Pianist Wright-Shen's verbal story of  her second piece in the second part of her concert: Clara Schumann (1819-1896) Variations on a theme of Robert Schumann, Op. 20 (1853) was very interesting. She said that the variations were written by Schumann's wife (who was also a musician) as a birthday gift to her husband, and based on one of her husband's compositions. Clara starts her Variations piece with a verbatim restatement of Robert's piece (as a theme) and then moves the theme to the treble clef and begins changing it rhythm, by using staccato, and 16ths triplets in the right hand in one of the variations,  thus demonstrating her own virtuosity as a pianist. She then continue changing each variation by adding chords, arpeggios, a harmonizing canon, and at the end doing a unique variation so symmetrically constructed, that the melody will sound identical, whether the piece is played from beginning to the end, or from the end to the beginning.  Pianist Wright-Shen managed not only to demonstrate to her audience her complete control of her instrument, but her understanding and mastery of the difficult piece.

The jazzy  Excursions for Piano, Op. 2- Movements III and IV (1945) the first published solo piano Piece by American Composer Samuel Barber (l910-l981) in a classical concert, brought contrast to her concert.

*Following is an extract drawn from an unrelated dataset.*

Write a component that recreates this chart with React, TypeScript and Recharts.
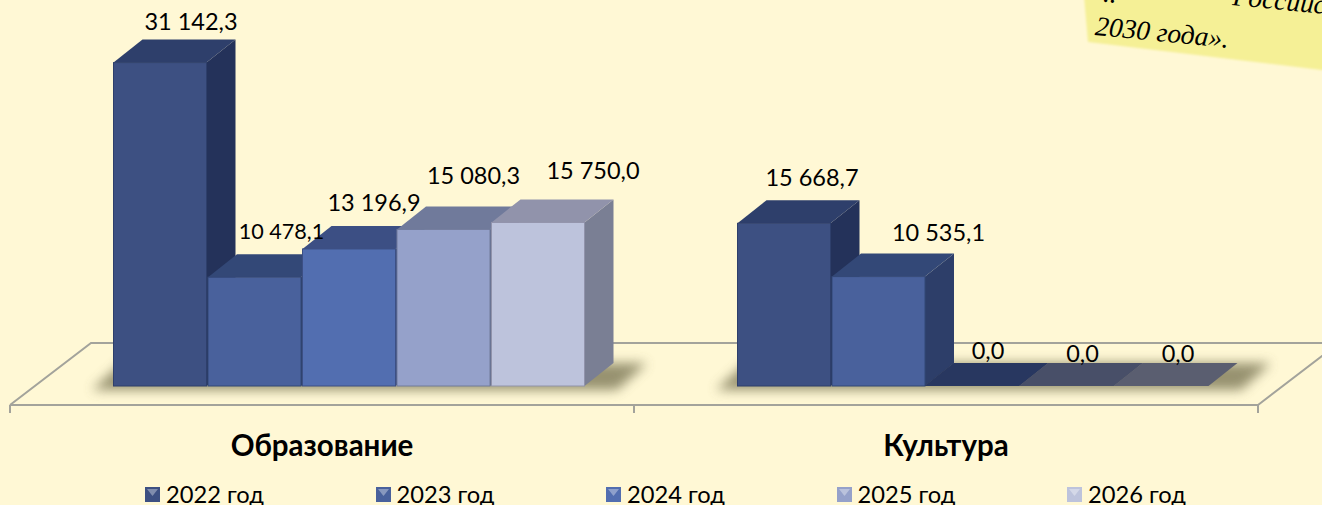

The regional American folk idioms of the piece contrasted drastically  with the other pieces in the concert. For the pianist, this piece is rhythmically demanding. It was well interpreted.

But according to Cultural World Bilingual's assessment of her recital, where Sandra Wright-Shen excelled on that night, was in her interpretation of Franz Liszt (l811-l886)  Paganini Etudes, No. 6 in A Minor (l838; rev 1851).  The piece, was written to daunt even the most accomplished pianists, because it requires rapid octaves, scales, spans, arpeggios, to name a few, and test not only the pianist velocity in execution, but his or her accuracy in sound. The piece is considered "difficult" even for seasoned concert pianists because it demands the most technical skills of the pianists repertoire. Sandra Wright-Shen mastered it.